- _Exercise goal_: Lines containing the string "this" are to be counted. Write only how many there are.
* Begin Material *
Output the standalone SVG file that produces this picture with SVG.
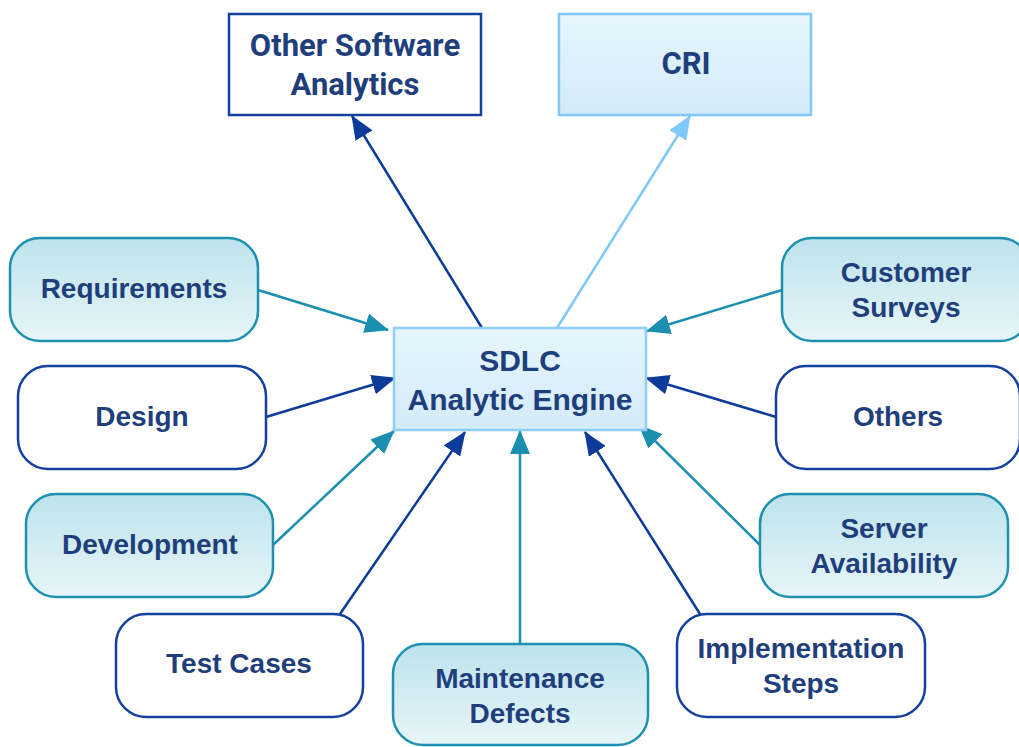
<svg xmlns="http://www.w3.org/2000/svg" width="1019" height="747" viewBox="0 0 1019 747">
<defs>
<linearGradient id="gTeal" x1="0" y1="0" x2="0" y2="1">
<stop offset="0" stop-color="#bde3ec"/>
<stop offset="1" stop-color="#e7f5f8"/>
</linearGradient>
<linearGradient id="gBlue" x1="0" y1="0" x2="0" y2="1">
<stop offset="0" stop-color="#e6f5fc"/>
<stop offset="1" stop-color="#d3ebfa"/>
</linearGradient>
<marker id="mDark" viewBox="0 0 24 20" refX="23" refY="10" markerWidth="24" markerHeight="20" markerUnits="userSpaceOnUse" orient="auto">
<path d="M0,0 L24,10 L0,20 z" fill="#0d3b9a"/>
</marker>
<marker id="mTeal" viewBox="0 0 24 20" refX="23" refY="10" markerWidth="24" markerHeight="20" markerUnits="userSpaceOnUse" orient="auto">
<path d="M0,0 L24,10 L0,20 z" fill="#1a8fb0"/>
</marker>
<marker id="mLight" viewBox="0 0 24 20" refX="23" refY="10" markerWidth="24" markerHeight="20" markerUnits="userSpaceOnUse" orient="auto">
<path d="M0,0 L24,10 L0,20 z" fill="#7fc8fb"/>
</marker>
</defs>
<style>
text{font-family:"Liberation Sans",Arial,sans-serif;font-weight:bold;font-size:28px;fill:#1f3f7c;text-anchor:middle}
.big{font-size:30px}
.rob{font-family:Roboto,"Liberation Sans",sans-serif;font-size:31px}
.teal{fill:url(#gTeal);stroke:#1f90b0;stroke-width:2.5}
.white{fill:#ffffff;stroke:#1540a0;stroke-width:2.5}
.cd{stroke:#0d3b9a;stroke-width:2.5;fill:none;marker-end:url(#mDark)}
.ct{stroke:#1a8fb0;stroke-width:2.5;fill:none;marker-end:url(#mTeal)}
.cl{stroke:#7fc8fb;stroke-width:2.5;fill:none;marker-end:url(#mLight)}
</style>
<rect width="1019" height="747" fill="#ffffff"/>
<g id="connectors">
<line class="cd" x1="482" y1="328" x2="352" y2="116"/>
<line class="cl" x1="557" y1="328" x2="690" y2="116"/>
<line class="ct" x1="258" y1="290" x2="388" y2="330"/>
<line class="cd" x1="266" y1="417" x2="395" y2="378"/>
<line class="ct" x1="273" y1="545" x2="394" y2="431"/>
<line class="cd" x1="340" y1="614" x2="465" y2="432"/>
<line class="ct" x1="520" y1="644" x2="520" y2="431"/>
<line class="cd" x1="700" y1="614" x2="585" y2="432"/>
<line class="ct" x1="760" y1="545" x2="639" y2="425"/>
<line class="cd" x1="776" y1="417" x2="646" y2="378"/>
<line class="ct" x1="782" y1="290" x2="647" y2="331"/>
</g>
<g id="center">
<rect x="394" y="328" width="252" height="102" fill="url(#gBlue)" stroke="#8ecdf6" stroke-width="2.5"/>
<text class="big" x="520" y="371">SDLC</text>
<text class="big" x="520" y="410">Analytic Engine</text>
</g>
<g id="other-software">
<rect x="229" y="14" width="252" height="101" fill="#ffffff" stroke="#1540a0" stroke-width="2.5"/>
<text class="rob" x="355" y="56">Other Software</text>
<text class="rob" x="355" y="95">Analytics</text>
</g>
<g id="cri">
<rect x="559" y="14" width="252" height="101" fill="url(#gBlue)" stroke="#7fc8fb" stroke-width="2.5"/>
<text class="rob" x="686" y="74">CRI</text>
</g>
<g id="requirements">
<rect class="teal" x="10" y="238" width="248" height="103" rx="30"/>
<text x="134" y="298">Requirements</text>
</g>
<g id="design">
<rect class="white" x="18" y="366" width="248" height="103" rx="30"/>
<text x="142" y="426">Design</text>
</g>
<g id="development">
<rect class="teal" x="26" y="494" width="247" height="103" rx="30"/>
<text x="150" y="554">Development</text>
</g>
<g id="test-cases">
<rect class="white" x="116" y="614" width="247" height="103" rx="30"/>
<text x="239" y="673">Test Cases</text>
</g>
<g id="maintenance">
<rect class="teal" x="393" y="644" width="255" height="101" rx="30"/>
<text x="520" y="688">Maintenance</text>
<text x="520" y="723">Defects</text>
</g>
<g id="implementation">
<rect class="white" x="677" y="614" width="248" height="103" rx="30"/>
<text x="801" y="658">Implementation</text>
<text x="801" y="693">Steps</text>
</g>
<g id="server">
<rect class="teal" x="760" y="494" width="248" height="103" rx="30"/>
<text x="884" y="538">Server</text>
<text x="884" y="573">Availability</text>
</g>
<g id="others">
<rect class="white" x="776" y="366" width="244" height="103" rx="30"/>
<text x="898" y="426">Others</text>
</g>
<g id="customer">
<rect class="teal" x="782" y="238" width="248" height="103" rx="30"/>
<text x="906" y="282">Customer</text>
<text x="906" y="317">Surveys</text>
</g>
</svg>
* End Material *
* Begin Material *
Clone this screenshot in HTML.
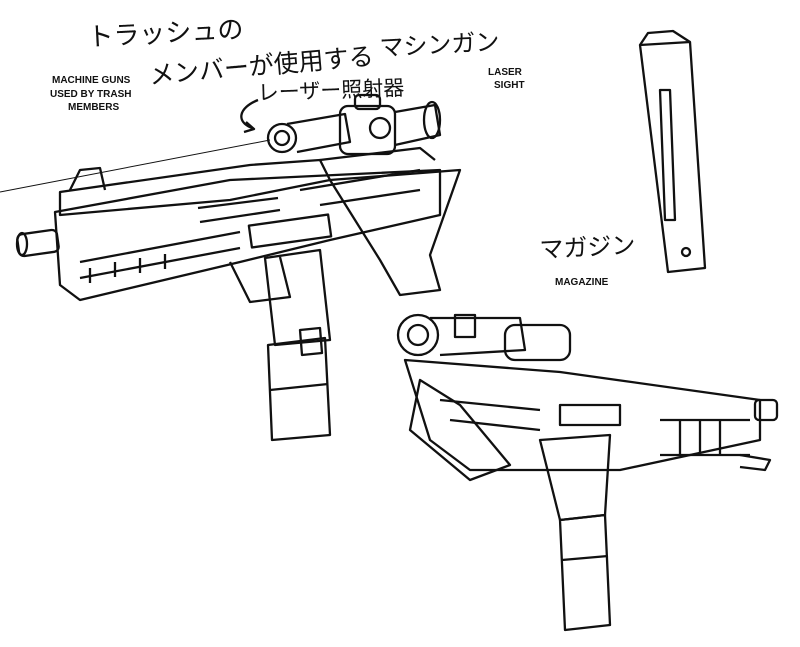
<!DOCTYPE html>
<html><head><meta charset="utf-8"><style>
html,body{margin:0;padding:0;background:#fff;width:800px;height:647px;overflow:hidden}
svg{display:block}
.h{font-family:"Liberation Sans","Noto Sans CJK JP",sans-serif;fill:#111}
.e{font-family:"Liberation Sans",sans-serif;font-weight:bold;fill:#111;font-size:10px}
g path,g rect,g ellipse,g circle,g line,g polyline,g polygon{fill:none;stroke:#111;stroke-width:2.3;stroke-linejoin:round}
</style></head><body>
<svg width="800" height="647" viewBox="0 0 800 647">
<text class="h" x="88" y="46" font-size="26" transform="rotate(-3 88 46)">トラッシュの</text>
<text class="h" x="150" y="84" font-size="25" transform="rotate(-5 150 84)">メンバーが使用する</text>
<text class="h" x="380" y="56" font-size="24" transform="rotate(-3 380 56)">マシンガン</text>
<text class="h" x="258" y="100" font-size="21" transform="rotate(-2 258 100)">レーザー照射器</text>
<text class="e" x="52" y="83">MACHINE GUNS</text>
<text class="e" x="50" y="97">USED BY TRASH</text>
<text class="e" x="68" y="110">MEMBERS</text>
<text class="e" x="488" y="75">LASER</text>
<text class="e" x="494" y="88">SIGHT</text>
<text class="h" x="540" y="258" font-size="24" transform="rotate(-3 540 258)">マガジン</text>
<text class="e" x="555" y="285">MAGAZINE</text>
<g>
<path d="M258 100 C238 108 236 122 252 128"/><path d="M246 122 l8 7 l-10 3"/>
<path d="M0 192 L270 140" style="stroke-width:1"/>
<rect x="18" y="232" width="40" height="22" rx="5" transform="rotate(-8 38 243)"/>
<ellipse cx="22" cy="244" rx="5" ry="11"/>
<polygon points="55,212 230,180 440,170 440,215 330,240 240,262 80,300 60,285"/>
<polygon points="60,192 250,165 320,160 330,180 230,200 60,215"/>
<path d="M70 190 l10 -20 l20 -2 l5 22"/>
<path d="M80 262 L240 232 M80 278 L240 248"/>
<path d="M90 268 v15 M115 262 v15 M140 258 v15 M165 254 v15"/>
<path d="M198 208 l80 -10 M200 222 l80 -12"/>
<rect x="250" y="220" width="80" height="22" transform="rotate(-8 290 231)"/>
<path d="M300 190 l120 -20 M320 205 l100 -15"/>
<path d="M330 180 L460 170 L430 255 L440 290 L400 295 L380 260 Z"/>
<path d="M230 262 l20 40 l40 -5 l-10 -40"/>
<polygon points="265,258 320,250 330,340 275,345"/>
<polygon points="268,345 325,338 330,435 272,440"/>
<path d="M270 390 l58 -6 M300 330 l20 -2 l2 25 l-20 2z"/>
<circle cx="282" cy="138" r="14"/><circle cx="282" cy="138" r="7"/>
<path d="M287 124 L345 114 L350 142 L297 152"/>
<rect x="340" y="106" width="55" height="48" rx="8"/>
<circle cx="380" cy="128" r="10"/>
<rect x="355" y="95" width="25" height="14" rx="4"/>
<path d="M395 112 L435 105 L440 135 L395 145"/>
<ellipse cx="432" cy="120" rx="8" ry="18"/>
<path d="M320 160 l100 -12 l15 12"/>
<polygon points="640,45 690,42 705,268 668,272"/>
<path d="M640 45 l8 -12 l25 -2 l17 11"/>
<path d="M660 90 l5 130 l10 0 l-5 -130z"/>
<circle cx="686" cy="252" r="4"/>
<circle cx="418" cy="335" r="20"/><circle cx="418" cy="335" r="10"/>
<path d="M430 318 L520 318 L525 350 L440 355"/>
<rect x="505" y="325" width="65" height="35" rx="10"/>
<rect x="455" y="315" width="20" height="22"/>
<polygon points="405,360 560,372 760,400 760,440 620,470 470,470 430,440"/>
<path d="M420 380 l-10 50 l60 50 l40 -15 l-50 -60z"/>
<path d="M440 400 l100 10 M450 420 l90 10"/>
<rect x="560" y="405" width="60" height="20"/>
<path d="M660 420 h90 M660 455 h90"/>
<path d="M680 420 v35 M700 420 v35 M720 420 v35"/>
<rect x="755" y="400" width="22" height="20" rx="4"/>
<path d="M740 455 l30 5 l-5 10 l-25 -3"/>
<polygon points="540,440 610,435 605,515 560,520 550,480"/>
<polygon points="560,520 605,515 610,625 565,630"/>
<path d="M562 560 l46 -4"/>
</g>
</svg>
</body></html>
* End Material *
- _Task output_: 2